▸ **Written request**
Give back exactly the lines from the beginning of the listing below to the line holding "ax = fig.add_axes([0, 34", both ends included; the pictures stay out.

▸ **Rows from a dataset of charts and code**
%%

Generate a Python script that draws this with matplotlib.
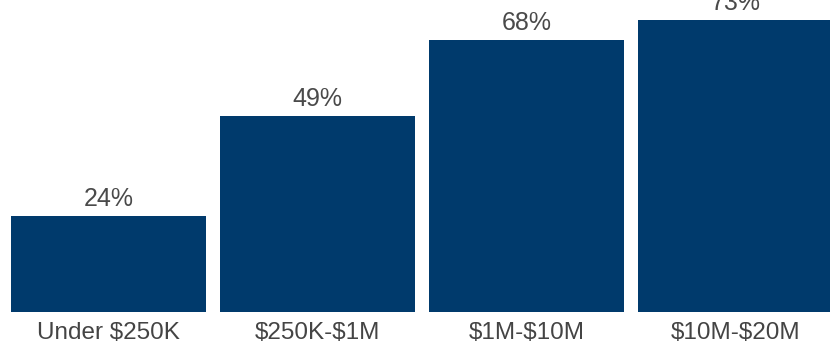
import matplotlib
matplotlib.use("Agg")
import matplotlib.pyplot as plt

categories = ["Under $250K", "$250K-$1M", "$1M-$10M", "$10M-$20M"]
values = [24, 49, 68, 73]
labels = ["24%", "49%", "68%", "73%"]

plt.rcParams['font.family'] = ['Liberation Sans', 'DejaVu Sans']
plt.rcParams['text.parse_math'] = False

fig = plt.figure(figsize=(8.3, 3.46), dpi=100)
ax = fig.add_axes([0, 34 / 346, 1, 312 / 346])

x = range(len(categories))
bars = ax.bar(x, values, width=0.933, color="#003a6c")

for b, lab in zip(bars, labels):
    ax.text(b.get_x() + b.get_width() / 2, b.get_height() + 1.3, lab,
            ha="center", va="bottom", fontsize=18, color="#4a4a4a", clip_on=False)

ax.set_xlim(-0.519, 3.452)
ax.set_ylim(0, 78)
ax.set_xticks(list(x))
ax.set_xticklabels(categories, fontsize=17.5, color="#444444")
ax.tick_params(axis="x", length=0, pad=7)
ax.set_yticks([])
for s in ax.spines.values():
    s.set_visible(False)

fig.savefig("out.png", dpi=100)
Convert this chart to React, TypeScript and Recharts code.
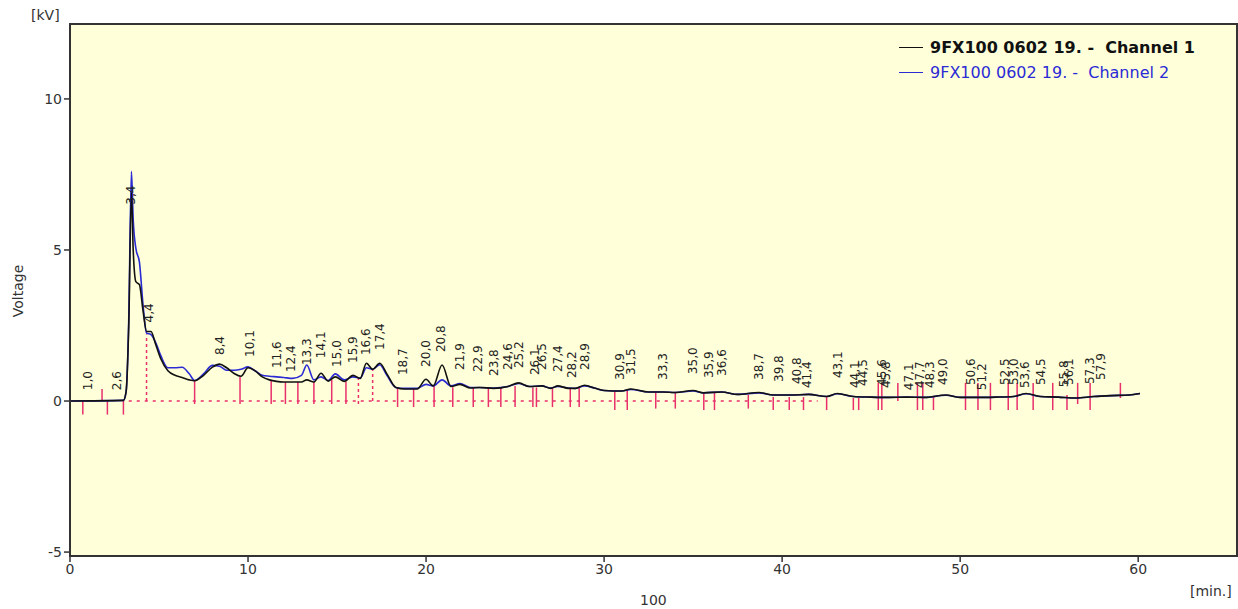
import React from 'react';
import {
  ComposedChart,
  Line,
  Scatter,
  XAxis,
  YAxis,
  CartesianGrid,
  ReferenceLine,
  ReferenceArea,
} from 'recharts';

// retention time [min.]
const times = [
  0, 3.0, 3.15, 3.3, 3.45, 3.55, 3.7, 3.9, 4.1, 4.3, 4.55, 4.8, 5.1, 5.5, 5.9, 6.3, 6.7, 7.0, 7.5, 8.0,
  8.4, 8.8, 9.2, 9.6, 10.0, 10.4, 10.8, 11.2, 11.6, 12.0, 12.5, 13.0, 13.3, 13.7, 14.1, 14.5, 14.9, 15.4,
  15.9, 16.3, 16.65, 17.0, 17.4, 17.8, 18.3, 18.8, 19.5, 20.0, 20.4, 20.9, 21.4, 21.9, 22.5, 23.0, 23.8,
  24.6, 25.2, 25.8, 26.5, 27.0, 27.4, 28.0, 28.4, 28.9, 29.5, 30.0, 31.0, 31.5, 32.5, 33.3, 34.0, 35.0,
  35.6, 36.6, 37.5, 38.7, 39.5, 40.5, 41.5, 42.5, 43.1, 44.0, 45.0, 46.0, 47.0, 48.0, 49.2, 50.0, 51.0,
  52.0, 53.0, 53.7, 54.5, 55.5, 56.5, 57.5, 58.5, 59.5, 60.1,
];

// Channel 1 [kV]
const channel1 = [
  0, 0.02, 0.3, 2.5, 6.9, 5.0, 3.95, 3.85, 3.0, 2.3, 2.3, 1.9, 1.4, 1.0, 0.85, 0.78, 0.7, 0.67, 0.85, 1.12,
  1.22, 1.1, 0.92, 0.82, 1.1, 1.0, 0.8, 0.7, 0.65, 0.63, 0.63, 0.63, 0.7, 0.63, 0.92, 0.66, 0.8, 0.65,
  0.85, 0.75, 1.25, 1.05, 1.25, 0.9, 0.45, 0.4, 0.4, 0.72, 0.5, 1.19, 0.48, 0.55, 0.43, 0.45, 0.42,
  0.48, 0.6, 0.48, 0.5, 0.42, 0.5, 0.42, 0.42, 0.52, 0.42, 0.35, 0.33, 0.4, 0.3, 0.3, 0.28, 0.35,
  0.27, 0.3, 0.22, 0.28, 0.2, 0.2, 0.22, 0.15, 0.25, 0.15, 0.13, 0.12, 0.13, 0.12, 0.2, 0.12, 0.12,
  0.13, 0.15, 0.25, 0.15, 0.13, 0.1, 0.15, 0.18, 0.2, 0.25,
];

// Channel 2 [kV]
const channel2 = [
  0, 0.02, 0.3, 2.7, 7.6, 6.0, 5.05, 4.6, 3.2, 2.25, 2.2, 1.95, 1.5, 1.1, 1.1, 1.12, 0.9, 0.68, 0.9, 1.18,
  1.15, 1.02, 1.02, 1.05, 1.13, 1.0, 0.85, 0.82, 0.8, 0.78, 0.75, 0.85, 1.19, 0.7, 0.8, 0.68, 0.9, 0.7,
  0.8, 0.75, 1.1, 1.05, 1.2, 0.85, 0.45, 0.42, 0.42, 0.55, 0.5, 0.7, 0.5, 0.58, 0.45, 0.45, 0.43,
  0.48, 0.58, 0.48, 0.5, 0.43, 0.48, 0.43, 0.42, 0.5, 0.42, 0.35, 0.33, 0.38, 0.3, 0.3, 0.28, 0.33,
  0.27, 0.3, 0.22, 0.27, 0.2, 0.2, 0.22, 0.15, 0.24, 0.15, 0.13, 0.12, 0.13, 0.12, 0.19, 0.12, 0.12,
  0.13, 0.15, 0.24, 0.15, 0.13, 0.1, 0.15, 0.18, 0.2, 0.25,
];

// peak labels (retention time) and the height their text starts at
const peakTimes = [
  1.0, 2.6, 3.4, 4.4, 8.4, 10.1, 11.6, 12.4, 13.3, 14.1, 15.0, 15.9, 16.6, 17.4, 18.7, 20.0, 20.8, 21.9,
  22.9, 23.8, 24.6, 25.2, 26.1, 26.5, 27.4, 28.2, 28.9, 30.9, 31.5, 33.3, 35.0, 35.9, 36.6, 38.7, 39.8,
  40.8, 41.4, 43.1, 44.1, 44.5, 45.6, 45.8, 47.1, 47.7, 48.3, 49.0, 50.6, 51.2, 52.5, 53.0, 53.6, 54.5,
  55.8, 56.1, 57.3, 57.9,
];
const peakLabelHeights = [
  0.36, 0.36, 6.5, 2.6, 1.52, 1.46, 1.09, 0.96, 1.19, 1.42, 1.13, 1.26, 1.52, 1.69, 0.86, 1.13, 1.62,
  1.03, 0.96, 0.83, 1.03, 1.09, 0.86, 1.03, 0.96, 0.76, 1.03, 0.7, 0.86, 0.7, 0.89, 0.76, 0.83, 0.7,
  0.63, 0.56, 0.43, 0.76, 0.43, 0.5, 0.5, 0.43, 0.36, 0.43, 0.43, 0.53, 0.53, 0.36, 0.53, 0.53, 0.43,
  0.53, 0.46, 0.53, 0.56, 0.7,
];

// integration event markers: time, top, bottom [kV], dashed flag
const markerTimes = [
  0.72, 1.8, 2.1, 3.0, 4.3, 7.0, 9.55, 11.3, 12.1, 12.8, 13.7, 14.7, 15.5, 16.2, 17.0, 18.4, 19.3, 20.45,
  21.5, 22.65, 23.5, 24.2, 25.0, 26.0, 26.2, 27.1, 28.1, 28.6, 30.6, 31.3, 32.9, 34.0, 35.6, 36.2, 38.1,
  39.5, 40.4, 41.2, 42.5, 44.0, 44.3, 45.4, 45.6, 46.5, 47.6, 47.9, 48.5, 50.3, 51.0, 51.7, 52.7, 53.2,
  54.1, 55.2, 56.0, 56.6, 57.3, 59.0,
];
const markerTops = [
  0, 0.4, 0, 0, 2.2, 0.67, 0.82, 0.7, 0.63, 0.63, 0.63, 0.7, 0.65, 0.75, 1.05, 0.42, 0.4, 0.5, 0.46,
  0.43, 0.43, 0.45, 0.5, 0.45, 0.45, 0.42, 0.42, 0.45, 0.33, 0.35, 0.3, 0.28, 0.27, 0.28, 0.2, 0.13,
  0.13, 0.13, 0.13, 0.1, 0.1, 0.6, 0.6, 0.6, 0.6, 0.6, 0.15, 0.6, 0.6, 0.6, 0.6, 0.6, 0.6, 0.6, 0.2,
  0.6, 0.6, 0.6,
];
const markerBottoms = [
  -0.45, 0, -0.45, -0.45, 0, -0.1, -0.1, -0.1, -0.1, -0.1, -0.1, -0.1, -0.1, -0.1, 0, -0.2, -0.2, -0.2,
  -0.2, -0.2, -0.2, -0.2, -0.2, -0.2, -0.2, -0.2, -0.2, -0.2, -0.3, -0.3, -0.25, -0.25, -0.3, -0.3,
  -0.25, -0.3, -0.3, -0.3, -0.3, -0.3, -0.3, -0.3, -0.3, 0, -0.3, -0.3, -0.3, -0.3, -0.3, -0.3, -0.3,
  -0.3, -0.3, -0.3, -0.3, -0.1, -0.3, 0.1,
];
const dashedMarkers = [4.3, 16.2, 17.0];

const xTicks = [0, 10, 20, 30, 40, 50, 60];
const yTicks = [-5, 0, 5, 10];
const xDomain = [0, 65.55];
const yDomain = [-5.13, 12.48];
const baselineStart = 3.3;
const baselineEnd = 42;

const legendItems = [
  { name: '9FX100 0602 19. -  Channel 1', color: '#111111', bold: true },
  { name: '9FX100 0602 19. -  Channel 2', color: '#2b2bd6', bold: false },
];

const data = times.map((t, i) => ({ t, ch1: channel1[i], ch2: channel2[i] }));
const peakData = peakTimes.map((t, i) => ({
  t,
  h: peakLabelHeights[i],
  label: t.toFixed(1).replace('.', ','),
}));

const FONT = '"DejaVu Sans", Verdana, sans-serif';
const PINK = '#e8306c';

function PeakLabel(props: any) {
  const { cx, cy, payload } = props;
  if (cx == null || cy == null) return null;
  return (
    <text
      x={cx}
      y={cy}
      transform={`rotate(-90 ${cx} ${cy})`}
      dy="0.36em"
      textAnchor="start"
      fontSize={12}
      fontFamily={FONT}
      fill="#222"
    >
      {payload.label}
    </text>
  );
}

export default function App() {
  return (
    <div style={{ position: 'relative', width: 1238, height: 609, background: '#fff', fontFamily: FONT }}>
      <style>{'body{margin:0;}'}</style>
      <ComposedChart
        width={1238}
        height={609}
        data={data}
        margin={{ top: 24, right: 1, bottom: 23, left: 10 }}
      >
        <CartesianGrid horizontal={false} vertical={false} fill="#ffffd9" />
        <XAxis
          dataKey="t"
          type="number"
          domain={xDomain}
          ticks={xTicks}
          allowDataOverflow
          height={30}
          tickSize={6}
          axisLine={{ stroke: '#333', strokeWidth: 2 }}
          tickLine={{ stroke: '#333', strokeWidth: 1.5 }}
          tick={{ fill: '#333', fontSize: 14, fontFamily: FONT }}
        />
        <YAxis
          type="number"
          domain={yDomain}
          ticks={yTicks}
          allowDataOverflow
          width={60}
          tickSize={6}
          axisLine={{ stroke: '#333', strokeWidth: 2 }}
          tickLine={{ stroke: '#333', strokeWidth: 1.5 }}
          tick={{ fill: '#333', fontSize: 14, fontFamily: FONT }}
        />
        <ReferenceArea
          x1={xDomain[0]}
          x2={xDomain[1]}
          y1={yDomain[0]}
          y2={yDomain[1]}
          fill="none"
          stroke="#333"
          strokeWidth={2}
        />
        <ReferenceLine
          segment={[
            { x: baselineStart, y: 0 },
            { x: baselineEnd, y: 0 },
          ]}
          stroke={PINK}
          strokeWidth={1.5}
          strokeDasharray="3 5"
        />
        {markerTimes.map((t, i) => (
          <ReferenceLine
            key={`m-${i}`}
            segment={[
              { x: t, y: markerBottoms[i] },
              { x: t, y: markerTops[i] },
            ]}
            stroke={PINK}
            strokeWidth={1.5}
            strokeDasharray={dashedMarkers.includes(t) ? '3 3' : undefined}
          />
        ))}
        <Line
          dataKey="ch2"
          type="monotone"
          stroke="#2b2bd6"
          strokeWidth={1.6}
          dot={false}
          isAnimationActive={false}
        />
        <Line
          dataKey="ch1"
          type="monotone"
          stroke="#111111"
          strokeWidth={1.6}
          dot={false}
          isAnimationActive={false}
        />
        <Scatter
          data={peakData}
          dataKey="h"
          shape={<PeakLabel />}
          isAnimationActive={false}
        />
      </ComposedChart>

      {/* axis captions */}
      <div style={{ position: 'absolute', left: 31, top: 7, fontSize: 14, color: '#333' }}>[kV]</div>
      <div
        style={{
          position: 'absolute',
          left: 18,
          top: 291,
          fontSize: 14,
          color: '#333',
          transform: 'translate(-50%, -50%) rotate(-90deg)',
          whiteSpace: 'nowrap',
        }}
      >
        Voltage
      </div>
      <div style={{ position: 'absolute', left: 1190, top: 583, fontSize: 14, color: '#333' }}>[min.]</div>
      <div style={{ position: 'absolute', left: 640, top: 592, fontSize: 14, color: '#333' }}>100</div>

      {/* legend */}
      <div style={{ position: 'absolute', left: 899, top: 35 }}>
        {legendItems.map((item) => (
          <div key={item.name} style={{ display: 'flex', alignItems: 'center', height: 25 }}>
            <span style={{ display: 'inline-block', width: 24, height: 1.5, background: item.color, marginRight: 7 }} />
            <span
              style={{
                fontSize: 16,
                color: item.color,
                fontWeight: item.bold ? 'bold' : 'normal',
                whiteSpace: 'pre',
                fontFamily: FONT,
              }}
            >
              {item.name}
            </span>
          </div>
        ))}
      </div>
    </div>
  );
}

%%

▸ **Written reply**
Generate a Python script that draws this with matplotlib.
import matplotlib
matplotlib.use("Agg")
import matplotlib.pyplot as plt

categories = ["Under $250K", "$250K-$1M", "$1M-$10M", "$10M-$20M"]
values = [24, 49, 68, 73]
labels = ["24%", "49%", "68%", "73%"]

plt.rcParams['font.family'] = ['Liberation Sans', 'DejaVu Sans']
plt.rcParams['text.parse_math'] = False

fig = plt.figure(figsize=(8.3, 3.46), dpi=100)
ax = fig.add_axes([0, 34 / 346, 1, 312 / 346])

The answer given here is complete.